禅の境地で生活し、フィルムカメラにカセットテープ、そして紙の本といったアナログを志向する彼の生活に、異質物として乱入する女性たち。1人は、主人公の同僚の彼女、2人目は彼の姪。スマホSNS・インターネットなどデジタルネイティブとして生まれた2人の若者は、デジタル機器で埋め尽くされた時代におけるアナログブームの後押しもあって、あるいは純粋な好奇心や趣味嗜好に則って、主人公の趣味を肯定する。けれども彼女らは作り手が紛れ込ませたのだ。金髪の若者は、主人公に「趣味がいいね」とご褒美のキスを与えるし、彼の姪は、初めは不躾な若者として登場しながら、いっさいの葛藤なく、ものすごいスピードで主人公の趣きを解して行動を共にする。彼とトイレ清掃業を共にまでする。つまり、本作のターゲット層である定年直前〜定年を迎えて少しした男性たちが、「自分の後継者がいた」と言う安心感を持つようにしたいのだ。禅の境地で心の平穏を手にしてなお、他者からの肯定を求め、同類を見つけて安心し、後継者を得たがる。主人公がそう感じているのか、それとも観客を満足させるための演出か。

けれども主人公の心を揺らがせる最大の人物たる、3人目の女性、ママは主人公に安易な肯定を与えない。ここにて「人生悲喜交交」といったありきたりな感想をもたらしながら映画は丸く収まるとも言えるし、また、やはり主人公も聖人君子とは言えず、些細なことで、彼の中に眠る最大の欲望を呼び覚まされ、彼がドロップアウトしたはずの世俗的な成功(仏教が最も「離れろ」と教えるもの)への欲の残り火の存在を感じさせる。商業主義の呼び声から遠く離れたところで成立する、彼の禁欲的な生活にも、僧侶や聖職者と同様に、欲との戦いが発生し得るようだ。

 

ただしこの映画は、禁欲せよと説いているのではない。成功や、「他者の目に映えたい」気持ちと無縁の場所で成立する魂の平穏と幸福に浸ることが結果的に欲望から我々を遠ざけてくれる可能性を提示してくれる。(そして欲、期待はしばしば心をかき乱す)

 

出世欲に満ち、成功することを目標にする人々にとって、ブルーカラーの、特にトイレ清掃員は、「存在しない」ものであり、それになることなどあり得ない。

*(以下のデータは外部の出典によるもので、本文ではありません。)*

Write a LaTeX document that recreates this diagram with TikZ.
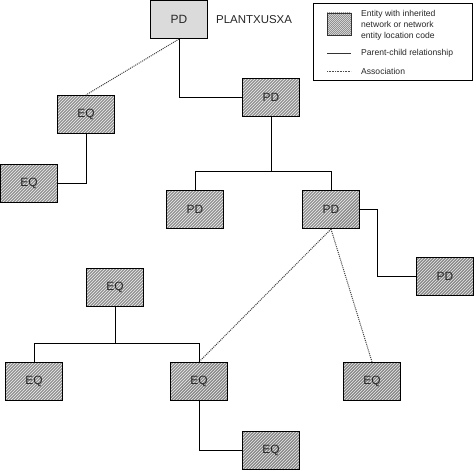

けれどこの映画は、心の平穏に満ち満ちて文化的な暮らしを送る清貧な男性に優しい眼差しを送っている。それは社会的成功を目指して日々心を掻き乱される人生に対するカウンターとして成立している。静かなブームであるアナログ志向との相性が良く、監督の趣味嗜好にも合致しそうだ。けれどもこの映画が肯定している価値観は、悪用される危険性もある。その点については、ひとつ別の記事で触れておいた。

 

 

※それに主人公もブルーカラー労働者の実像をそのまま描いているというよりも、美化されているが、それは彼の生い立ちに起因しているようだけれども、それがかえって現代社会の人々が持つ価値観に対するカウンターとして成立する。

 

※好意的に捉えるなれば、作為的に選出されたあれらの美しい公衆トイレこそ、主人公にとってのプライドなのだ、とも言える。

 

※主人公がプライドを放棄するに至ったのは、競争に敗北したゆえの消極的な結果なのか、はたまた積極的に、ポジティブな理由から来たものなのかは不明。